> Raw data:
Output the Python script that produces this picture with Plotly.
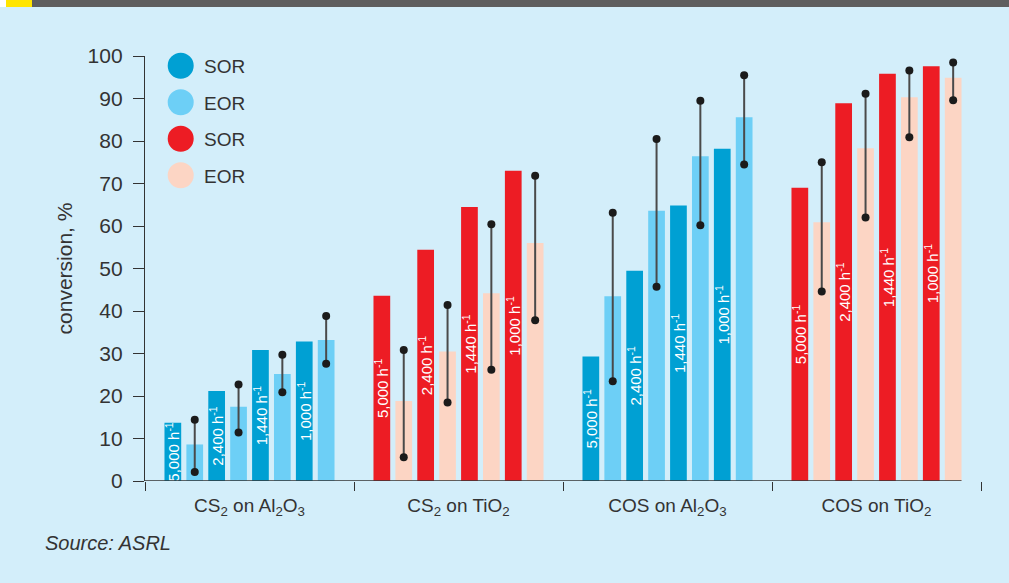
import plotly.graph_objects as go

# ---- data -------------------------------------------------------------
catalysts = [
    "CS<sub>2</sub> on Al<sub>2</sub>O<sub>3</sub>",
    "CS<sub>2</sub> on TiO<sub>2</sub>",
    "COS on Al<sub>2</sub>O<sub>3</sub>",
    "COS on TiO<sub>2</sub>",
]
space_velocities = ["5,000", "2,400", "1,440", "1,000"]

# start-of-run conversion, % (one row per catalyst, one column per space velocity)
sor = [
    [13.7, 21.2, 30.8, 32.8],
    [43.6, 54.4, 64.5, 73.0],
    [29.3, 49.5, 64.8, 78.2],
    [69.0, 88.9, 95.8, 97.6],
]
# end-of-run conversion, %
eor = [
    [8.6, 17.5, 25.2, 33.2],
    [18.8, 30.5, 44.2, 56.0],
    [43.5, 63.6, 76.4, 85.6],
    [60.9, 78.3, 90.3, 94.9],
]
# end-of-run spread (min / max)
eor_low = [
    [2.1, 11.4, 20.9, 27.6],
    [5.6, 18.5, 26.2, 37.8],
    [23.5, 45.7, 60.2, 74.5],
    [44.6, 62.0, 80.9, 89.6],
]
eor_high = [
    [14.4, 22.7, 29.7, 38.8],
    [30.8, 41.4, 60.4, 71.8],
    [63.1, 80.5, 89.5, 95.5],
    [75.0, 91.1, 96.6, 98.5],
]
y_ticks = [0, 10, 20, 30, 40, 50, 60, 70, 80, 90, 100]

# ---- styling ----------------------------------------------------------
BG = "#D3EEFA"
INK = "#333333"
BLUE_SOR, BLUE_EOR = "#00A0D3", "#6DCFF6"
RED_SOR, RED_EOR = "#ED1C24", "#FCD5C4"
sor_colors = [BLUE_SOR, RED_SOR, BLUE_SOR, RED_SOR]
eor_colors = [BLUE_EOR, RED_EOR, BLUE_EOR, RED_EOR]

NARROW = "Liberation Sans Narrow, Arial Narrow, Liberation Sans, Arial, sans-serif"
REGULAR = "Liberation Sans, Arial, sans-serif"

W, H = 1009, 583
ML, MR, MT, MB = 145, 28, 56, 102
PW, PH = W - ML - MR, H - MT - MB

def px_x(p):
    return (p - ML) / PW

def px_y(p):
    return 1 - (p - MT) / PH

PITCH = 0.1048   # spacing between neighbouring bars (group width = 1)
BAR_W = 0.08

def slot_x(slot):
    return [g + (slot - 3.5) * PITCH for g in range(len(catalysts))]

fig = go.Figure()

n_sv = len(space_velocities)
for i, sv in enumerate(space_velocities):
    s_slot, e_slot = 2 * i, 2 * i + 1
    fig.add_trace(go.Bar(
        x=slot_x(s_slot), y=[row[i] for row in sor], width=BAR_W,
        marker=dict(color=sor_colors, line=dict(width=0)),
        text=[f"{sv} h<sup>-1</sup>"] * len(catalysts),
        textposition="inside", insidetextanchor="middle", textangle=-90,
        constraintext="none",
        insidetextfont=dict(family=REGULAR, size=15, color="white"),
        showlegend=False, hoverinfo="skip",
    ))
    fig.add_trace(go.Bar(
        x=slot_x(e_slot), y=[row[i] for row in eor], width=BAR_W,
        marker=dict(color=eor_colors, line=dict(width=0)),
        textposition="none",
        showlegend=False, hoverinfo="skip",
    ))

# spread whiskers on the end-of-run bars
wx, wy = [], []
for i in range(n_sv):
    xs = slot_x(2 * i + 1)
    for g in range(len(catalysts)):
        wx += [xs[g], xs[g], None]
        wy += [eor_low[g][i], eor_high[g][i], None]
fig.add_trace(go.Scatter(
    x=wx, y=wy, mode="lines+markers",
    line=dict(color="#4a4a4a", width=2),
    marker=dict(color="#1b1b1b", size=8),
    showlegend=False, hoverinfo="skip", cliponaxis=False,
))

# x-axis baseline ends at the right edge of the last bar
last_edge = slot_x(7)[-1] + BAR_W / 2
shapes = [
    dict(type="line", xref="x", yref="y", x0=-0.5, x1=last_edge, y0=0, y1=0,
         line=dict(color=INK, width=1.5), layer="above"),
    # header strip
    dict(type="rect", xref="paper", yref="paper", x0=px_x(0), x1=px_x(W),
         y0=px_y(7), y1=px_y(0), fillcolor="#5E5E5E", line=dict(width=0)),
    dict(type="rect", xref="paper", yref="paper", x0=px_x(6), x1=px_x(32),
         y0=px_y(7), y1=px_y(0), fillcolor="#FFE500", line=dict(width=0)),
    dict(type="rect", xref="paper", yref="paper", x0=px_x(0), x1=px_x(6),
         y0=px_y(7), y1=px_y(0), fillcolor="white", line=dict(width=0)),
]

# legend: coloured discs with labels
legend_items = [("SOR", BLUE_SOR), ("EOR", BLUE_EOR), ("SOR", RED_SOR), ("EOR", RED_EOR)]
annotations = []
for k, (label, col) in enumerate(legend_items):
    cy = 65.7 + k * 36.5
    shapes.append(dict(type="circle", xref="paper", yref="paper",
                       xsizemode="pixel", ysizemode="pixel",
                       xanchor=px_x(180.7), yanchor=px_y(cy),
                       x0=-13, x1=13, y0=-13, y1=13,
                       fillcolor=col, line=dict(width=0)))
    annotations.append(dict(text=label, xref="paper", yref="paper",
                            x=px_x(202), y=px_y(cy + 1), xanchor="left", yanchor="middle",
                            showarrow=False,
                            font=dict(family=NARROW, size=19, color=INK)))

annotations.append(dict(text="<i>Source: ASRL</i>", xref="paper", yref="paper",
                        x=px_x(43), y=px_y(543), xanchor="left", yanchor="middle",
                        showarrow=False, font=dict(family=NARROW, size=20, color=INK)))

fig.update_layout(
    width=W, height=H,
    margin=dict(l=ML, r=MR, t=MT, b=MB),
    paper_bgcolor=BG, plot_bgcolor=BG,
    barmode="overlay",
    shapes=shapes, annotations=annotations,
    xaxis=dict(
        range=[-0.5, 3.5], showgrid=False, zeroline=False, showline=False,
        tickmode="array", tickvals=list(range(len(catalysts))), ticktext=catalysts,
        ticks="", ticklabelstandoff=11,
        tickfont=dict(family=NARROW, size=19, color=INK),
        minor=dict(tickmode="array", tickvals=[g - 0.5 for g in range(len(catalysts) + 1)],
                   ticks="outside", ticklen=9, tickcolor=INK, tickwidth=1.2,
                   showgrid=False),
    ),
    yaxis=dict(
        range=[0, 100], showgrid=False, zeroline=False,
        showline=True, linecolor=INK, linewidth=1.3,
        tickmode="array", tickvals=y_ticks,
        ticks="outside", ticklen=11, tickcolor=INK, tickwidth=1.2,
        ticklabelstandoff=6,
        tickfont=dict(family=REGULAR, size=21, color=INK),
        title=dict(text="conversion, %", standoff=9,
                   font=dict(family=NARROW, size=21, color=INK)),
    ),
)

fig.write_html("out.html")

> What is expected: From the data above, write out everything exactly except the pictures.

> Solution for this task:
Output the Python script that produces this picture with Plotly.
import plotly.graph_objects as go

# ---- data -------------------------------------------------------------
catalysts = [
    "CS<sub>2</sub> on Al<sub>2</sub>O<sub>3</sub>",
    "CS<sub>2</sub> on TiO<sub>2</sub>",
    "COS on Al<sub>2</sub>O<sub>3</sub>",
    "COS on TiO<sub>2</sub>",
]
space_velocities = ["5,000", "2,400", "1,440", "1,000"]

# start-of-run conversion, % (one row per catalyst, one column per space velocity)
sor = [
    [13.7, 21.2, 30.8, 32.8],
    [43.6, 54.4, 64.5, 73.0],
    [29.3, 49.5, 64.8, 78.2],
    [69.0, 88.9, 95.8, 97.6],
]
# end-of-run conversion, %
eor = [
    [8.6, 17.5, 25.2, 33.2],
    [18.8, 30.5, 44.2, 56.0],
    [43.5, 63.6, 76.4, 85.6],
    [60.9, 78.3, 90.3, 94.9],
]
# end-of-run spread (min / max)
eor_low = [
    [2.1, 11.4, 20.9, 27.6],
    [5.6, 18.5, 26.2, 37.8],
    [23.5, 45.7, 60.2, 74.5],
    [44.6, 62.0, 80.9, 89.6],
]
eor_high = [
    [14.4, 22.7, 29.7, 38.8],
    [30.8, 41.4, 60.4, 71.8],
    [63.1, 80.5, 89.5, 95.5],
    [75.0, 91.1, 96.6, 98.5],
]
y_ticks = [0, 10, 20, 30, 40, 50, 60, 70, 80, 90, 100]

# ---- styling ----------------------------------------------------------
BG = "#D3EEFA"
INK = "#333333"
BLUE_SOR, BLUE_EOR = "#00A0D3", "#6DCFF6"
RED_SOR, RED_EOR = "#ED1C24", "#FCD5C4"
sor_colors = [BLUE_SOR, RED_SOR, BLUE_SOR, RED_SOR]
eor_colors = [BLUE_EOR, RED_EOR, BLUE_EOR, RED_EOR]

NARROW = "Liberation Sans Narrow, Arial Narrow, Liberation Sans, Arial, sans-serif"
REGULAR = "Liberation Sans, Arial, sans-serif"

W, H = 1009, 583
ML, MR, MT, MB = 145, 28, 56, 102
PW, PH = W - ML - MR, H - MT - MB

def px_x(p):
    return (p - ML) / PW

def px_y(p):
    return 1 - (p - MT) / PH

PITCH = 0.1048   # spacing between neighbouring bars (group width = 1)
BAR_W = 0.08

def slot_x(slot):
    return [g + (slot - 3.5) * PITCH for g in range(len(catalysts))]

fig = go.Figure()

n_sv = len(space_velocities)
for i, sv in enumerate(space_velocities):
    s_slot, e_slot = 2 * i, 2 * i + 1
    fig.add_trace(go.Bar(
        x=slot_x(s_slot), y=[row[i] for row in sor], width=BAR_W,
        marker=dict(color=sor_colors, line=dict(width=0)),
        text=[f"{sv} h<sup>-1</sup>"] * len(catalysts),
        textposition="inside", insidetextanchor="middle", textangle=-90,
        constraintext="none",
        insidetextfont=dict(family=REGULAR, size=15, color="white"),
        showlegend=False, hoverinfo="skip",
    ))
    fig.add_trace(go.Bar(
        x=slot_x(e_slot), y=[row[i] for row in eor], width=BAR_W,
        marker=dict(color=eor_colors, line=dict(width=0)),
        textposition="none",
        showlegend=False, hoverinfo="skip",
    ))

# spread whiskers on the end-of-run bars
wx, wy = [], []
for i in range(n_sv):
    xs = slot_x(2 * i + 1)
    for g in range(len(catalysts)):
        wx += [xs[g], xs[g], None]
        wy += [eor_low[g][i], eor_high[g][i], None]
fig.add_trace(go.Scatter(
    x=wx, y=wy, mode="lines+markers",
    line=dict(color="#4a4a4a", width=2),
    marker=dict(color="#1b1b1b", size=8),
    showlegend=False, hoverinfo="skip", cliponaxis=False,
))

# x-axis baseline ends at the right edge of the last bar
last_edge = slot_x(7)[-1] + BAR_W / 2
shapes = [
    dict(type="line", xref="x", yref="y", x0=-0.5, x1=last_edge, y0=0, y1=0,
         line=dict(color=INK, width=1.5), layer="above"),
    # header strip
    dict(type="rect", xref="paper", yref="paper", x0=px_x(0), x1=px_x(W),
         y0=px_y(7), y1=px_y(0), fillcolor="#5E5E5E", line=dict(width=0)),
    dict(type="rect", xref="paper", yref="paper", x0=px_x(6), x1=px_x(32),
         y0=px_y(7), y1=px_y(0), fillcolor="#FFE500", line=dict(width=0)),
    dict(type="rect", xref="paper", yref="paper", x0=px_x(0), x1=px_x(6),
         y0=px_y(7), y1=px_y(0), fillcolor="white", line=dict(width=0)),
]

# legend: coloured discs with labels
legend_items = [("SOR", BLUE_SOR), ("EOR", BLUE_EOR), ("SOR", RED_SOR), ("EOR", RED_EOR)]
annotations = []
for k, (label, col) in enumerate(legend_items):
    cy = 65.7 + k * 36.5
    shapes.append(dict(type="circle", xref="paper", yref="paper",
                       xsizemode="pixel", ysizemode="pixel",
                       xanchor=px_x(180.7), yanchor=px_y(cy),
                       x0=-13, x1=13, y0=-13, y1=13,
                       fillcolor=col, line=dict(width=0)))
    annotations.append(dict(text=label, xref="paper", yref="paper",
                            x=px_x(202), y=px_y(cy + 1), xanchor="left", yanchor="middle",
                            showarrow=False,
                            font=dict(family=NARROW, size=19, color=INK)))

annotations.append(dict(text="<i>Source: ASRL</i>", xref="paper", yref="paper",
                        x=px_x(43), y=px_y(543), xanchor="left", yanchor="middle",
                        showarrow=False, font=dict(family=NARROW, size=20, color=INK)))

fig.update_layout(
    width=W, height=H,
    margin=dict(l=ML, r=MR, t=MT, b=MB),
    paper_bgcolor=BG, plot_bgcolor=BG,
    barmode="overlay",
    shapes=shapes, annotations=annotations,
    xaxis=dict(
        range=[-0.5, 3.5], showgrid=False, zeroline=False, showline=False,
        tickmode="array", tickvals=list(range(len(catalysts))), ticktext=catalysts,
        ticks="", ticklabelstandoff=11,
        tickfont=dict(family=NARROW, size=19, color=INK),
        minor=dict(tickmode="array", tickvals=[g - 0.5 for g in range(len(catalysts) + 1)],
                   ticks="outside", ticklen=9, tickcolor=INK, tickwidth=1.2,
                   showgrid=False),
    ),
    yaxis=dict(
        range=[0, 100], showgrid=False, zeroline=False,
        showline=True, linecolor=INK, linewidth=1.3,
        tickmode="array", tickvals=y_ticks,
        ticks="outside", ticklen=11, tickcolor=INK, tickwidth=1.2,
        ticklabelstandoff=6,
        tickfont=dict(family=REGULAR, size=21, color=INK),
        title=dict(text="conversion, %", standoff=9,
                   font=dict(family=NARROW, size=21, color=INK)),
    ),
)

fig.write_html("out.html")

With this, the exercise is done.